Senta Berger: Es war ihr zweiter Film mit Michael Verhoeven und mir. Ihr erster war „Zimmer mit Frühstück“, eine kleine Komödie. Lavinia spielte eine Studentin namens Zoe, das heißt Geschenk, und Lavinia war ein Geschenk für uns und das ganze Team. Sie stand damals kurz vor dem Abitur, wollte Dschungelforscherin werden und hatte eigentlich überhaupt kein Interesse an der Filmwelt. Und als ich sie nach Jahren wiedertraf, stand ich vor einer jungen Frau, die aber immer noch ein kleines Mädchen ist, Gott sei Dank. Und genau das ist das Faszinierende an der Art, wie sie ihre Rolle als junge Sekretärin in „Frau Böhm“ umgesetzt hat. Sie war eben nicht nur tough, sondern es schimmerte auch immer durch, dass diese Frau ein kleines Mädchen ist, hinter den hochhackigen Schuhen und dem engen Kostüm. Das hat die Rolle aufgebrochen, das machte sie interessant.
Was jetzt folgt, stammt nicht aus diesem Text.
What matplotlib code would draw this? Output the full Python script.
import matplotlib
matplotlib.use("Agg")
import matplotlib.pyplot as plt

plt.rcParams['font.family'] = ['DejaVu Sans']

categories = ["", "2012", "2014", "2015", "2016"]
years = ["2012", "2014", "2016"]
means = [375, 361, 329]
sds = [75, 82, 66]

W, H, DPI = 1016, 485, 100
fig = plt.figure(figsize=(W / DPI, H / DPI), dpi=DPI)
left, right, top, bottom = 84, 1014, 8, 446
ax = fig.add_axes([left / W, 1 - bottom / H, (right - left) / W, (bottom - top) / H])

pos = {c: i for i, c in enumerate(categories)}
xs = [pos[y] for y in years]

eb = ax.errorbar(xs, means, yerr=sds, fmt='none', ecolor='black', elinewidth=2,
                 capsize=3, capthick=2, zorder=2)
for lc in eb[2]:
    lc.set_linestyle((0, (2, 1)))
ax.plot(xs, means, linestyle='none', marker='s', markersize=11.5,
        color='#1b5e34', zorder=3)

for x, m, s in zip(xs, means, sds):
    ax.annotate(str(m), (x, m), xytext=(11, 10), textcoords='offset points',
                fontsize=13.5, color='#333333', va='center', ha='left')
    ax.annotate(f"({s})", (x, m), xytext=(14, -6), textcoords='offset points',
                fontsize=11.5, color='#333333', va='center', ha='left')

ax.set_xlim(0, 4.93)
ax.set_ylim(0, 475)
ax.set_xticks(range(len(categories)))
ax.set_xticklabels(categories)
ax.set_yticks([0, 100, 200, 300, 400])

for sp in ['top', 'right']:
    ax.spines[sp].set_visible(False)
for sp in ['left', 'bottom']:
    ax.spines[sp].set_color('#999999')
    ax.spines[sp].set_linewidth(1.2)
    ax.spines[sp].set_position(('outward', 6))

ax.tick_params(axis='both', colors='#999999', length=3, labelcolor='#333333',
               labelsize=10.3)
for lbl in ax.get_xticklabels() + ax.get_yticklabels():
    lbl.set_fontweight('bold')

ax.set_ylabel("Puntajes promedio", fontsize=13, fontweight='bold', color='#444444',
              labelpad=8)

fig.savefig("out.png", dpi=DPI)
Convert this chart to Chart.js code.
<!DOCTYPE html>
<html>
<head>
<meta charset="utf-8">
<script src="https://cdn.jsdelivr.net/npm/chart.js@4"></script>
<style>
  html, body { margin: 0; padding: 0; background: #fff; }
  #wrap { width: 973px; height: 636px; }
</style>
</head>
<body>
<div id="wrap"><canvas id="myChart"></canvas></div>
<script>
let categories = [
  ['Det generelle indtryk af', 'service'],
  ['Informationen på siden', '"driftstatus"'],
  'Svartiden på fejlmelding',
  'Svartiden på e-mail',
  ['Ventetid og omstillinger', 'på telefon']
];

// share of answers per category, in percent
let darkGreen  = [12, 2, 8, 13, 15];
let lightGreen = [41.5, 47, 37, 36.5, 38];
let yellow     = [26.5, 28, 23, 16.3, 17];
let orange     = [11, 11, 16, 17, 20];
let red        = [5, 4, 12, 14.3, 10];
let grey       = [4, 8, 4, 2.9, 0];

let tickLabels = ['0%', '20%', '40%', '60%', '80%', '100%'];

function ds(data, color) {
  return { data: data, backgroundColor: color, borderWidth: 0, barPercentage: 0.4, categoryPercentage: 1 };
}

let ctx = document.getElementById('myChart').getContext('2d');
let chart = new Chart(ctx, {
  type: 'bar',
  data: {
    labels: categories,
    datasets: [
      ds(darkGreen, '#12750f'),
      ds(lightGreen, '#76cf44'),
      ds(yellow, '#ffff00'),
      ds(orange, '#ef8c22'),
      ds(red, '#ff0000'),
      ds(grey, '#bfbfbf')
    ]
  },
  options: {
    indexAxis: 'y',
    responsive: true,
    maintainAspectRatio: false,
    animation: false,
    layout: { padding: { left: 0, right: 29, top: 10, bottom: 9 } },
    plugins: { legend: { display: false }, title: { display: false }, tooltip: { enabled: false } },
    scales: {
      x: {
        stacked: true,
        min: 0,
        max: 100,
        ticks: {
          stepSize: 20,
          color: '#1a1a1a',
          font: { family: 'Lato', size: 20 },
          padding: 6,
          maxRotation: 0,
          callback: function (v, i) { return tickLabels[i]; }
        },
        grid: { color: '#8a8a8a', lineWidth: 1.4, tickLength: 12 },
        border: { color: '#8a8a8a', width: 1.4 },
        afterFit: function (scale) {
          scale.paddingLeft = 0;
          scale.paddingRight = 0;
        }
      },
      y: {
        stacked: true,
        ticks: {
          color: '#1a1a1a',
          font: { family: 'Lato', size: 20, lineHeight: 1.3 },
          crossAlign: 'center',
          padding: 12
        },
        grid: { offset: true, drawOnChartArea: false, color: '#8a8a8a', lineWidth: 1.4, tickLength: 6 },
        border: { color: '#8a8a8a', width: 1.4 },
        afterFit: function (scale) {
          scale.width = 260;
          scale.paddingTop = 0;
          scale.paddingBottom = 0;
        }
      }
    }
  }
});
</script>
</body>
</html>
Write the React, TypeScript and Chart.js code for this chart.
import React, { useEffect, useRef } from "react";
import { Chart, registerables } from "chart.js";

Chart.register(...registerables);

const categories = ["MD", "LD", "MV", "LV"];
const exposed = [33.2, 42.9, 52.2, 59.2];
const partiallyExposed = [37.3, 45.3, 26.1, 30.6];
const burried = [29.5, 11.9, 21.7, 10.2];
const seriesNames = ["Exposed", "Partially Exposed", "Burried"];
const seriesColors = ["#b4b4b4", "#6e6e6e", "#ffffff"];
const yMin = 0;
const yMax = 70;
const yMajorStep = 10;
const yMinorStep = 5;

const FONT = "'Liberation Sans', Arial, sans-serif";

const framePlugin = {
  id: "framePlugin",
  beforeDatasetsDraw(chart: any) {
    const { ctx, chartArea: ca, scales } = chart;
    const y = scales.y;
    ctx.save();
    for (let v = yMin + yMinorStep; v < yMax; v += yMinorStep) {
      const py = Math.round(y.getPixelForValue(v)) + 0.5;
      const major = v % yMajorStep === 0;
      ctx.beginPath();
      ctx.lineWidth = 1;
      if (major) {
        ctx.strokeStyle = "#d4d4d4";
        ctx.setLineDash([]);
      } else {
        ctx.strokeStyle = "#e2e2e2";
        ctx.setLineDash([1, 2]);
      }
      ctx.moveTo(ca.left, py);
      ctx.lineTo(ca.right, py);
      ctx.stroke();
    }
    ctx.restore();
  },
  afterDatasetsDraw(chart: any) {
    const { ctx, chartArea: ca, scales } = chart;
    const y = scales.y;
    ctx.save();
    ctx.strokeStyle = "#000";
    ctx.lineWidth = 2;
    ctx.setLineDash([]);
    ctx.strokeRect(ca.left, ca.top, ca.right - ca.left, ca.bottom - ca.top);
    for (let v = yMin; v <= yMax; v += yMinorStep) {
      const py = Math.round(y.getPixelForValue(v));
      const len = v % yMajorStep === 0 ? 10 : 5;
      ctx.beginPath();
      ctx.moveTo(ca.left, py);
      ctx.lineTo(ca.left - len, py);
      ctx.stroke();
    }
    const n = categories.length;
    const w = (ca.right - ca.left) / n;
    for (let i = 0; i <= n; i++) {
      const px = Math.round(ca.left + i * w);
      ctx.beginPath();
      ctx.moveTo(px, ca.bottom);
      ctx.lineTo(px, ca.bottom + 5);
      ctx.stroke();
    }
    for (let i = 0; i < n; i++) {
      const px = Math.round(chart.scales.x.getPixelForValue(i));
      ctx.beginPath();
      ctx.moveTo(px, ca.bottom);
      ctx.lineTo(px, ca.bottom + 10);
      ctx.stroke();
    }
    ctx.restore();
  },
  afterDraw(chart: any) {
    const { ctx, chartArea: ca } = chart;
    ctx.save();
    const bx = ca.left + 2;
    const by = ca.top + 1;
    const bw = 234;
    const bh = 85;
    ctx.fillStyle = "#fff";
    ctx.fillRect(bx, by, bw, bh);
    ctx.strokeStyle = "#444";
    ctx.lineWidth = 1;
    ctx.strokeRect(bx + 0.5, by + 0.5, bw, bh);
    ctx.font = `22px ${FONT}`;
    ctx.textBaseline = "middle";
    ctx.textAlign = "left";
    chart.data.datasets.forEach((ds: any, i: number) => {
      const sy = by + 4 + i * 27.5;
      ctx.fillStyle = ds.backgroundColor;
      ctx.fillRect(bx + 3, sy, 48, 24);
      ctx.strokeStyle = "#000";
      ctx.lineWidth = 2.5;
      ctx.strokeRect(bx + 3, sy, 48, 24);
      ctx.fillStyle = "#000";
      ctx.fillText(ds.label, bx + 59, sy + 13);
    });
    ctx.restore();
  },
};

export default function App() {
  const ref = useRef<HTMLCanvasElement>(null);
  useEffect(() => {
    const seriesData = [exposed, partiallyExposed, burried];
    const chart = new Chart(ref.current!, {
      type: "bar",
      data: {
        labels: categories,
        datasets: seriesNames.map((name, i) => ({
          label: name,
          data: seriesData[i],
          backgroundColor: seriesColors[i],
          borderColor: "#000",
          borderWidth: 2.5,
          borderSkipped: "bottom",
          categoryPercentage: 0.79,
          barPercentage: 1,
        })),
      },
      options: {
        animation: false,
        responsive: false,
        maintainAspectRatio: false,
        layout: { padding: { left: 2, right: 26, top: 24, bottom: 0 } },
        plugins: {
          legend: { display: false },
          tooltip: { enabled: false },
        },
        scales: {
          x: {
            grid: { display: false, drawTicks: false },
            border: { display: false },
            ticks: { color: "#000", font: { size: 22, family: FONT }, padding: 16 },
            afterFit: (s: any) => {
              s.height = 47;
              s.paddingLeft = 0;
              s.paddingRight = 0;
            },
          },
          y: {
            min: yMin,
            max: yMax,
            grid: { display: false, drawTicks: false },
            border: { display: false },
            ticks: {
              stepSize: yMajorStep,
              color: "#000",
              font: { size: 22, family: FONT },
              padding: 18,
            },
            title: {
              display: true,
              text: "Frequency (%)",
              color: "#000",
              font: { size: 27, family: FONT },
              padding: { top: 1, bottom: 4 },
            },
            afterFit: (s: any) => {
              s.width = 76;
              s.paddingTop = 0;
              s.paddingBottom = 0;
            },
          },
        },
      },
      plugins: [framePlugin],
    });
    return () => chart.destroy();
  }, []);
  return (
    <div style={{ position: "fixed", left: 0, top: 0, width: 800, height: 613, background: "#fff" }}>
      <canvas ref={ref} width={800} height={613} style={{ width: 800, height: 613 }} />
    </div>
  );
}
Mit der Lavinia ist es leicht, wir verstehen uns ohne Worte.

Sie haben seit Mitte der 60er im deutschsprachigen Raum fast jeden Medienpreis gewonnen, den es zu gewinnen gab. Wie lange brauchen Sie eigentlich, um die ganzen Trophäen abzustauben?

Senta Berger: Noch habe ich jemanden, der das für mich tut. Das Problem ist eigentlich, dass Michael und ich uns mal Zeit nehmen sollten, uns die ganzen Preise in Ruhe anzusehen. Sie stehen auf einer großen, schönen Freitreppe, und ich sollte einfach mal Stufe für Stufe hochgehen. Bei jedem Preis erinnerte mich, ja, an die Stimmung, an das Lampenfieber, Du erinnerst Dich auch daran, was Du anhattest (lacht). Und denkst auch daran, ob Du den Preis zu recht oder zu unrecht erhalten hast.

Stufe für Stufe, wie die Stufen des Lebens.

Senta Berger: Na ja, nicht ganz so sentimental. Aber es hat schon was damit zu tun.

Haben Sie die Preise chronologisch aufgestellt?

Senta Berger: Nein, nein, ästhetisch: Hier ist mehr Bronze, und da ist mehr Holz (lacht).

Haben Sie schon eine Rede vorbereitet?

Senta Berger: (entscheiden) Nein. Vor der Gala gibt es bei mir erst mal die große Verdrängung.